───── Collected material
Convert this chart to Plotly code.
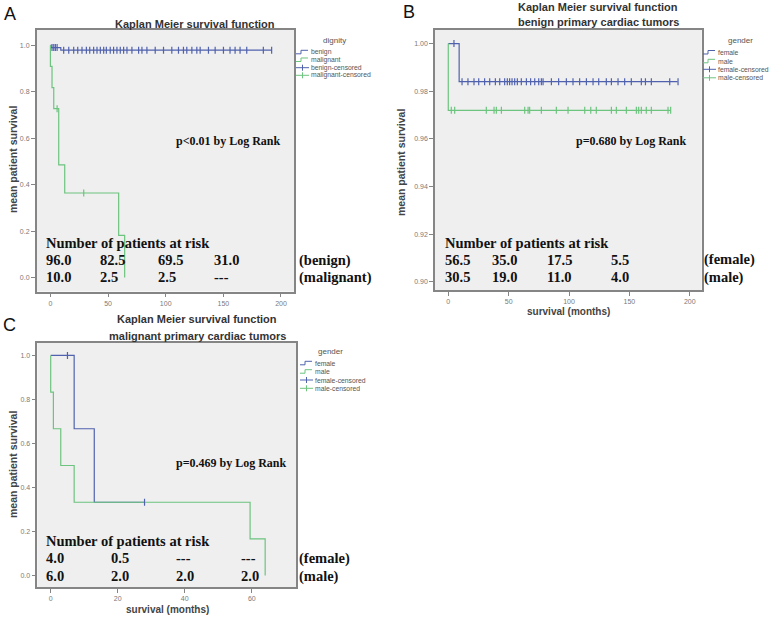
import plotly.graph_objects as go

W, H = 778, 617

# ---------------- data ----------------
# Panel A: all primary cardiac tumors, by dignity
a_benign_t = [0, 0.5, 9, 192]
a_benign_s = [1.0, 0.99, 0.979, 0.979]
a_benign_cens_t = [1.4, 2.9, 4.3, 5.8, 11.5, 15.9, 20.2, 23.7, 27.4, 31.2, 34.1, 37.5,
                   40.4, 43.3, 46.2, 48.5, 51.9, 54.8, 57.7, 60.6, 63.5, 66.4, 70.7, 76.5,
                   79.4, 83.7, 90.9, 98.1, 105.3, 111.1, 115.4, 118.3, 122.7, 127.0, 129.9,
                   137.1, 142.9, 150.1, 155.8, 160.2, 164.5, 170.3, 184.7, 191.9]
a_malig_t = [0, 0, 1.4, 2.9, 7.2, 12.4, 59.2, 64.4]
a_malig_s = [1.0, 0.909, 0.818, 0.727, 0.485, 0.364, 0.182, 0.0]
a_malig_cens_t = [5.8, 28.9]

# Panel B: benign tumors, by gender
b_female_t = [0, 9, 190]
b_female_s = [1.0, 0.984, 0.984]
b_female_cens_t = [4.7, 11.4, 16.3, 21.3, 25.2, 30.1, 34.3, 39.0, 42.6, 46.7, 48.9, 50.8,
                   52.8, 55.0, 57.2, 60.5, 64.7, 68.2, 71.6, 74.9, 77.1, 78.5, 85.4, 91.4,
                   97.8, 103.3, 108.8, 114.4, 119.9, 124.6, 130.9, 135.1, 140.6, 146.1,
                   151.6, 159.9, 163.3, 168.2, 183.4, 190.3]
b_male_t = [0, 0, 184.2]
b_male_s = [1.0, 0.972, 0.972]
b_male_cens_t = [2.5, 5.3, 31.5, 37.9, 39.8, 44.0, 63.3, 66.1, 67.4, 77.1, 89.5, 99.2,
                 113.0, 118.0, 122.6, 135.1, 139.2, 147.5, 155.8, 157.7, 159.9, 164.0,
                 168.2, 182.0, 184.2]

# Panel C: malignant tumors, by gender
c_female_t = [0, 7, 13, 28]
c_female_s = [1.0, 0.667, 0.333, 0.333]
c_female_cens_t = [5, 28]
c_male_t = [0, 0, 0.8, 3, 7, 59.5, 64]
c_male_s = [1.0, 0.833, 0.667, 0.5, 0.333, 0.167, 0.0]

# number at risk tables
a_risk_rows = [["96.0", "82.5", "69.5", "31.0"], ["10.0", "2.5", "2.5", "---"]]
a_risk_labels = ["(benign)", "(malignant)"]
b_risk_rows = [["56.5", "35.0", "17.5", "5.5"], ["30.5", "19.0", "11.0", "4.0"]]
b_risk_labels = ["(female)", "(male)"]
c_risk_rows = [["4.0", "0.5", "---", "---"], ["6.0", "2.0", "2.0", "2.0"]]
c_risk_labels = ["(female)", "(male)"]

a_legend = ["benign", "malignant", "benign-censored", "malignant-censored"]
g_legend = ["female", "male", "female-censored", "male-censored"]

BLUE = "#5062ae"
GREEN = "#6cc47e"


def surv_at(t, times, surv):
    val = surv[0]
    for ti, si in zip(times, surv):
        if ti <= t:
            val = si
    return val


def px(x):
    return x / W


def py(y):
    return 1 - y / H


fig = go.Figure()


def curve(t, s, color, ax):
    fig.add_trace(go.Scatter(x=t, y=s, mode="lines", line=dict(color=color, width=1.2, shape="hv"),
                             xaxis="x" + ax, yaxis="y" + ax, showlegend=False, hoverinfo="skip"))


def cens(ct, t, s, color, ax):
    fig.add_trace(go.Scatter(x=ct, y=[surv_at(v, t, s) for v in ct], mode="markers",
                             marker=dict(symbol="line-ns", size=5, line=dict(color=color, width=1.2)),
                             xaxis="x" + ax, yaxis="y" + ax, showlegend=False, hoverinfo="skip"))


curve(a_benign_t, a_benign_s, BLUE, "")
curve(a_malig_t, a_malig_s, GREEN, "")
cens(a_benign_cens_t, a_benign_t, a_benign_s, BLUE, "")
cens(a_malig_cens_t, a_malig_t, a_malig_s, GREEN, "")

curve(b_female_t, b_female_s, BLUE, "2")
curve(b_male_t, b_male_s, GREEN, "2")
cens(b_female_cens_t, b_female_t, b_female_s, BLUE, "2")
cens(b_male_cens_t, b_male_t, b_male_s, GREEN, "2")

curve(c_female_t, c_female_s, BLUE, "3")
curve(c_male_t, c_male_s, GREEN, "3")
cens(c_female_cens_t, c_female_t, c_female_s, BLUE, "3")

axis_common = dict(showline=True, mirror=True, linecolor="#858585", linewidth=1.5,
                   showgrid=False, zeroline=False, ticks="outside", ticklen=4,
                   tickcolor="#858585", tickwidth=1,
                   tickfont=dict(family="Liberation Sans", size=7, color="#7a7a7a"))

fig.update_layout(
    width=W, height=H, margin=dict(l=0, r=0, t=0, b=0),
    paper_bgcolor="white", plot_bgcolor="#efefef", showlegend=False,
    xaxis=dict(domain=[px(36.7), px(294)], range=[-11.9, 211.3], tickvals=[0, 50, 100, 150, 200],
               anchor="y", **axis_common),
    yaxis=dict(domain=[py(291.5), py(29.5)], range=[-0.060, 1.068], tickvals=[0, 0.2, 0.4, 0.6, 0.8, 1.0],
               tickformat=".1f", anchor="x", **axis_common),
    xaxis2=dict(domain=[px(435), px(701.7)], range=[-11.0, 209.9], tickvals=[0, 50, 100, 150, 200],
                anchor="y2", **axis_common),
    yaxis2=dict(domain=[py(290), py(30)], range=[0.8966, 1.0057],
                tickvals=[0.90, 0.92, 0.94, 0.96, 0.98, 1.00], tickformat=".2f", anchor="x2", **axis_common),
    xaxis3=dict(domain=[px(37.3), px(296)], range=[-4.0, 73.2], tickvals=[0, 20, 40, 60],
                anchor="y3", **axis_common),
    yaxis3=dict(domain=[py(587), py(342.7)], range=[-0.052, 1.058], tickvals=[0, 0.2, 0.4, 0.6, 0.8, 1.0],
                tickformat=".1f", anchor="x3", **axis_common),
)

ann = []
shapes = []
SANS = "Liberation Sans"
SERIF = "Liberation Serif"


def text(x, y, s, size, color="#222", family=SANS, xanchor="center", angle=0):
    ann.append(dict(x=px(x), y=py(y), xref="paper", yref="paper", text=s, showarrow=False,
                    xanchor=xanchor, yanchor="middle", textangle=angle, borderpad=0,
                    font=dict(family=family, size=size, color=color)))


# panel letters
text(10, 14, "A", 18, "#111")
text(409, 12, "B", 18, "#111")
text(9, 325, "C", 18, "#111")

# titles
text(195, 24, "<b>Kaplan Meier survival function</b>", 11, "#333")
text(598, 7, "<b>Kaplan Meier survival function</b>", 11, "#333")
text(598, 22, "<b>benign primary cardiac tumors</b>", 11, "#333")
text(197, 319, "<b>Kaplan Meier survival function</b>", 11, "#333")
text(197, 336, "<b>malignant primary cardiac tumors</b>", 11, "#333")

# axis titles
text(13, 160, "<b>mean patient survival</b>", 10.5, "#444", angle=-90)
text(401, 163, "<b>mean patient survival</b>", 10.5, "#444", angle=-90)
text(13, 465, "<b>mean patient survival</b>", 10.5, "#444", angle=-90)
text(568, 311, "<b>survival (months)</b>", 10, "#444")
text(167, 609, "<b>survival (months)</b>", 10, "#444")

# p-values
text(175, 141, "<b>p<0.01 by Log Rank</b>", 12, "#111", SERIF, "left")
text(575, 141, "<b>p=0.680 by Log Rank</b>", 12, "#111", SERIF, "left")
text(175, 463, "<b>p=0.469 by Log Rank</b>", 12, "#111", SERIF, "left")


def risk(x0, ys, cols, rows, labels, label_x):
    text(x0, ys[0], "<b>Number of patients at risk</b>", 14.5, "#111", SERIF, "left")
    for r, row in enumerate(rows):
        for c, v in enumerate(row):
            text(cols[c], ys[r + 1], "<b>%s</b>" % v, 14.5, "#111", SERIF, "left")
        text(label_x, ys[r + 1], "<b>%s</b>" % labels[r], 14.5, "#111", SERIF, "left")


risk(45, [243, 260, 277], [45, 99.3, 156.7, 213.3], a_risk_rows, a_risk_labels, 298.3)
risk(444, [243, 259.5, 277], [444, 490.7, 546.3, 609.7], b_risk_rows, b_risk_labels, 703)
risk(45, [541, 558, 576], [45, 110, 175, 240], c_risk_rows, c_risk_labels, 298.3)


def legend(title, tx, ty, ix, iys, labels):
    text(tx, ty, title, 8, "#555")
    colors = [BLUE, GREEN, BLUE, GREEN]
    for k, (lab, yy) in enumerate(zip(labels, iys)):
        col = colors[k]
        if k < 2:
            path = "M %f,%f L %f,%f L %f,%f L %f,%f" % (
                px(ix), py(yy + 1.5), px(ix + 5), py(yy + 1.5), px(ix + 5), py(yy - 2), px(ix + 12), py(yy - 2))
            shapes.append(dict(type="path", xref="paper", yref="paper", path=path,
                               line=dict(color=col, width=1)))
        else:
            shapes.append(dict(type="line", xref="paper", yref="paper", x0=px(ix), x1=px(ix + 13),
                               y0=py(yy), y1=py(yy), line=dict(color=col, width=1)))
            shapes.append(dict(type="line", xref="paper", yref="paper", x0=px(ix + 6.5), x1=px(ix + 6.5),
                               y0=py(yy - 3), y1=py(yy + 3), line=dict(color=col, width=1)))
        text(ix + 14, yy, lab, 6.8, "#555", SANS, "left")


legend("dignity", 334, 41, 296, [52.3, 60, 67.7, 75.3], a_legend)
legend("gender", 740, 40.5, 703, [52.5, 61.3, 69.3, 77.8], g_legend)
legend("gender", 330, 351.7, 300, [363.3, 371.7, 380, 388.3], g_legend)

fig.update_layout(annotations=ann, shapes=shapes)
fig.write_html("out.html", config={"displayModeBar": False},
               post_script="document.body.style.margin='0';document.body.style.overflow='hidden';")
──────────
* _Exercise objective_
Quote, please, every line of the material above from its start through the line that has "W, H = 778, 617", reproducing the words exactly and dropping any images.

* _Written answer_
Convert this chart to Plotly code.
import plotly.graph_objects as go

W, H = 778, 617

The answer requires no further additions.